Face à la perspective du départ en retraite de la moitié des agriculteurs en moins de dix ans, avec peu de solutions de reprises, il y a urgence à agir pour favoriser des transmissions en direction des jeunes. La FRSEA Grand Est veut « encourager le goût d’entreprendre ». Grand angle, lors de son assemblée générale.
La région Grand Est compte 66.000 actifs agricoles, dont 37.000 chefs d’exploitation. La chute drastique des effectifs mesurée entre les deux derniers recensements généraux agricoles (2010-2020) se poursuit. La pyramide des âges montre que la moitié des exploitants seront fondés à faire valoir leur droit à la retraite d’ici 2030.
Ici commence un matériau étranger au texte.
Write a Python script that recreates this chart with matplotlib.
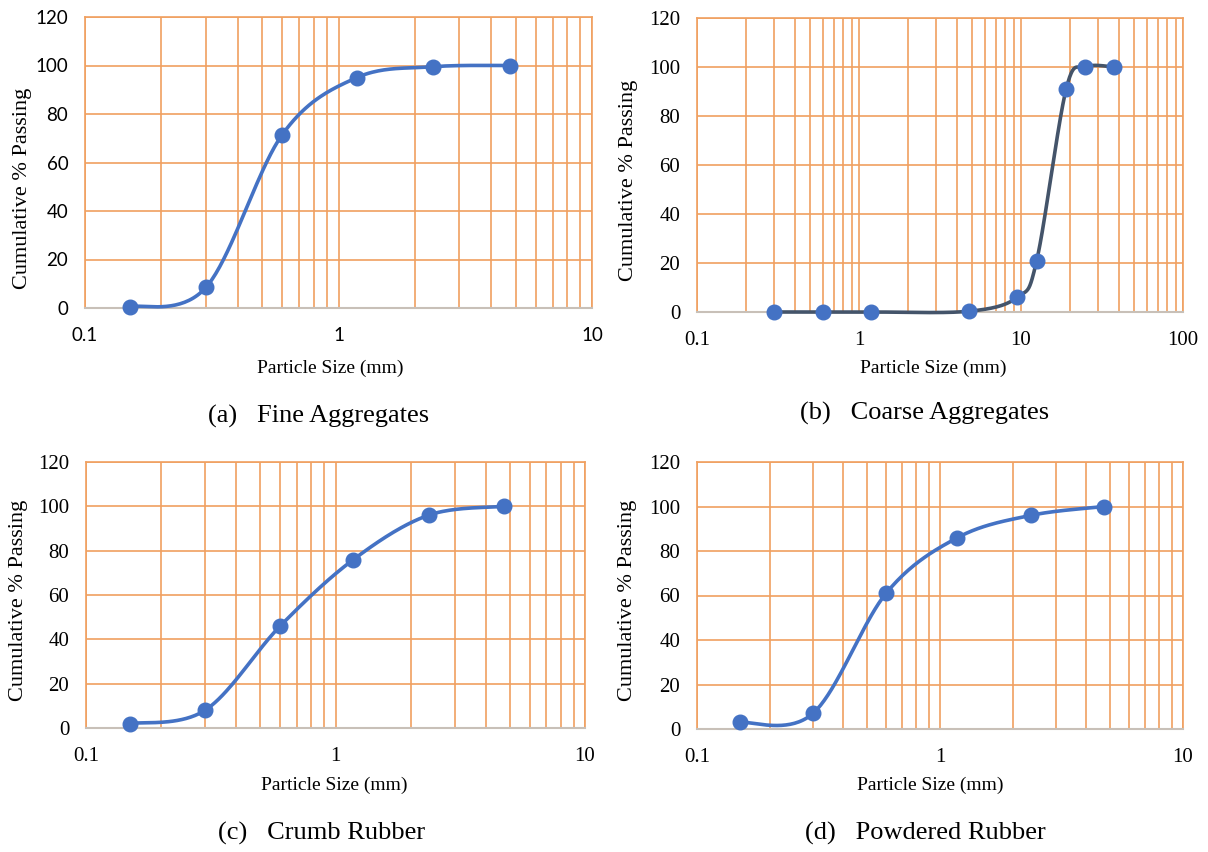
import numpy as np
import matplotlib
matplotlib.use("Agg")
import matplotlib.pyplot as plt
from matplotlib.ticker import LogLocator, FixedLocator, NullFormatter, FuncFormatter

# sieve sizes (mm) and cumulative % passing
fine_size = [0.15, 0.3, 0.6, 1.18, 2.36, 4.75]
fine_pass = [0.5, 8.5, 71.5, 95, 99.5, 100]

coarse_size = [0.3, 0.6, 1.18, 4.75, 9.5, 12.5, 19, 25, 37.5]
coarse_pass = [0, 0, 0, 0.3, 6, 21, 91, 100, 100]

crumb_size = [0.15, 0.3, 0.6, 1.18, 2.36, 4.75]
crumb_pass = [2, 8, 46, 76, 96, 100]

powder_size = [0.15, 0.3, 0.6, 1.18, 2.36, 4.75]
powder_pass = [3, 7, 61, 86, 96, 100]

captions = ["(a)   Fine Aggregates", "(b)   Coarse Aggregates",
            "(c)   Crumb Rubber", "(d)   Powdered Rubber"]

GRID = "#F0A060"
BLUE = "#4472C4"
SERIF = "Liberation Serif"

W, H = 1208, 852


def smooth(xs, ys, n=40):
    # excel-like smoothed line: bezier through points, done in log-x space
    u = np.log10(xs)
    v = np.array(ys, dtype=float)
    pts = np.column_stack([u, v])
    out = []
    for i in range(len(pts) - 1):
        p0 = pts[i - 1] if i > 0 else pts[i]
        p1 = pts[i]
        p2 = pts[i + 1]
        p3 = pts[i + 2] if i + 2 < len(pts) else pts[i + 1]
        c1 = p1 + (p2 - p0) / 6
        c2 = p2 - (p3 - p1) / 6
        t = np.linspace(0, 1, n)[:, None]
        seg = ((1 - t) ** 3) * p1 + 3 * ((1 - t) ** 2) * t * c1 + 3 * (1 - t) * t ** 2 * c2 + t ** 3 * p2
        out.append(seg)
    seg = np.vstack(out)
    return 10 ** seg[:, 0], seg[:, 1]


def panel(fig, box, xs, ys, xmax, line_color, tick_font, tick_size, ylab_pos, xlab_pos):
    l, t, r, b = box
    ax = fig.add_axes([l / W, 1 - b / H, (r - l) / W, (b - t) / H])
    ax.set_xscale("log")
    ax.set_xlim(0.1, xmax)
    ax.set_ylim(0, 120)
    ax.yaxis.set_major_locator(FixedLocator([0, 20, 40, 60, 80, 100, 120]))
    ax.xaxis.set_major_locator(LogLocator(base=10))
    ax.xaxis.set_minor_locator(LogLocator(base=10, subs=np.arange(2, 10)))
    ax.xaxis.set_minor_formatter(NullFormatter())
    ax.xaxis.set_major_formatter(FuncFormatter(lambda v, p: "%g" % v))
    ax.grid(True, which="both", axis="x", color=GRID, lw=1.2)
    ax.grid(True, which="major", axis="y", color=GRID, lw=1.2)
    ax.tick_params(which="both", length=0)
    ax.tick_params(axis="y", pad=12)
    ax.tick_params(axis="x", pad=14)
    for s in ["left", "right", "top"]:
        ax.spines[s].set_color(GRID)
        ax.spines[s].set_linewidth(1.2)
    ax.spines["bottom"].set_color("#C8C0B8")
    ax.spines["bottom"].set_linewidth(1.5)
    for lab in ax.get_xticklabels() + ax.get_yticklabels():
        lab.set_fontfamily(tick_font)
        lab.set_fontsize(tick_size)
    sx, sy = smooth(xs, ys)
    ax.plot(sx, sy, color=line_color, lw=2.6, zorder=3, clip_on=False)
    ax.plot(xs, ys, "o", color=BLUE, ms=10.5, zorder=4, clip_on=False)
    ax.set_xlabel("Particle Size (mm)", fontfamily=SERIF, fontsize=14, va="center")
    ax.set_ylabel("Cumulative % Passing", fontfamily=SERIF, fontsize=16, va="center")
    ax.xaxis.set_label_coords(*xlab_pos)
    ax.yaxis.set_label_coords(*ylab_pos)
    return ax


fig = plt.figure(figsize=(W / 100, H / 100), dpi=100)

panel(fig, (85, 17, 592, 308), fine_size, fine_pass, 10, BLUE, "Lato", 13.5,
      (-0.124, 0.41), (0.483, -0.206))
panel(fig, (697, 18, 1183, 312), coarse_size, coarse_pass, 100, "#44546A", SERIF, 15,
      (-0.14, 0.449), (0.486, -0.19))
panel(fig, (86, 462, 585, 728), crumb_size, crumb_pass, 10, BLUE, SERIF, 15,
      (-0.136, 0.481), (0.497, -0.214))
panel(fig, (697, 462, 1183, 729), powder_size, powder_pass, 10, BLUE, SERIF, 15,
      (-0.142, 0.483), (0.479, -0.21))

fig.text(319 / W, 1 - 416 / H, captions[0], ha="center", va="center", fontfamily=SERIF, fontsize=19)
fig.text(925 / W, 1 - 413 / H, captions[1], ha="center", va="center", fontfamily=SERIF, fontsize=19)
fig.text(322 / W, 1 - 833 / H, captions[2], ha="center", va="center", fontfamily=SERIF, fontsize=19)
fig.text(925 / W, 1 - 833 / H, captions[3], ha="center", va="center", fontfamily=SERIF, fontsize=19)

fig.savefig("out.png", dpi=100)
La diversification des activités agricoles est en plein développement, exigeant de nouvelles compétences. « Nous sommes confrontés à deux défis majeurs, indiquait Fabrice Couturier, le 16 juin, à Laxou, en présidant sa première assemblée générale de la FRSEA Grand Est. Rendre nos métiers attirants pour la jeune génération et faire passer le message de leur attractivité aux élus politiques ». Cette entrée en matière plaçait immédiatement le projecteur sur la thématique du jour : « Encourager le goût d’entreprendre en agriculture », sujet abordé sous forme d’une table ronde.
« Il nous reste cinq ans »
« La priorité des priorités est le renouvellement des générations, martèle Thierry Bussy. Il nous reste cinq ans. Nous sommes loin de pouvoir réussir cet impératif : d’une installation pour trois départs aujourd’hui, il nous faudrait passer à deux sur trois ». Le président de la SAFER Grand Est déplore que l’outil qu’il préside « ne maîtrise pas assez d’exploitations ».
Il salue au passage la convention « novatrice » signée avec les JA et la Région « pour porter le foncier et le capital d’exploitation ». Une autre problématique se situe dans le cas des sociétés « très difficiles à diviser et à transmettre à plusieurs ». Thierry Bussy appelle de ses vœux « des mesures incitatives sur la fiscalité » ainsi « qu’une action forte en direction des cédants, département par département, afin qu’ils transmettent à des jeunes ». Et de se remémorer « ce qui fonctionnait bien dans les années 80 : les opérations groupées d’aménagement foncier », les fameuses OGAF. L’urgence est perceptible, d’autres chiffres font froid dans le dos. 28 % des agriculteurs âgés de plus de 60 ans ne disposeraient pas de repreneurs et 25 autres % auraient une perspective potentielle, mais sans avoir décidé…
Vice-présidente du Conseil régional, Béatrice Moreau, alors élue consulaire, a contribué à la mise en place des Points Info Transmission, une démarche inédite que le Grand Est a initiée. Pour elle, il faut aller plus loin en créant « le parcours à la transmission », en travaillant plus précisément « l’aspect humain » négligé jusqu’alors. Thierry Bussy estime que l’action doit être collective, toutes OPA confondues, pour la rendre efficace.
60 % des agriculteurs en société
Une question sous-jacente se situe dans l’installation hors cadre familial. « Disposons-nous de tout l’arsenal sociétaire nécessaire ? » questionne Fabrice Couturier. S’il n’y avait qu’un fin connaisseur du dossier… il serait celui-là. Jean-Louis Chandellier, directeur général adjoint de la FNSEA et directeur de GAEC et Sociétés, estime qu’à terme, seul un agriculteur sur quatre bénéficiera d’une succession familiale. Les trois autres se tourneront vers des jeunes extérieurs, des moins jeunes ou de l’agrandissement.
L’expert estime que l’organisation du capital foncier et du capital d’exploitation n’est pas efficiente en France. « Le capital foncier doit être porté par des gens dont c’est le métier : personnes physiques ou groupe de propriétaires. Afin de ne pas augmenter le loyer, nous proposons un accompagnement fiscal, type allégement de TFNB ». Pour le capital d’exploitation « il n’existe aucun outil de portage, or il y a des moyens d’y parvenir ». Si le modèle Labeliance n’a pas fonctionné en agriculture, il y aurait matière, pour Jean-Louis Chandellier, à s’en inspirer. « Un appel en capital sur huit ans, avec une prise de risques ».
Actuellement, 60 % des agriculteurs sont associés en société, ce qui représente les trois-quarts de la production agricole. Si les GAEC et EARL dominent encore, d’autres formules, type SCEA ou SAS, montent en puissance. « Ce constat m’interpelle, confie le juriste. Car nous avons construit des société à l’image de l’agriculture familiale. Serions-nous passés à côté de quelque chose ? ».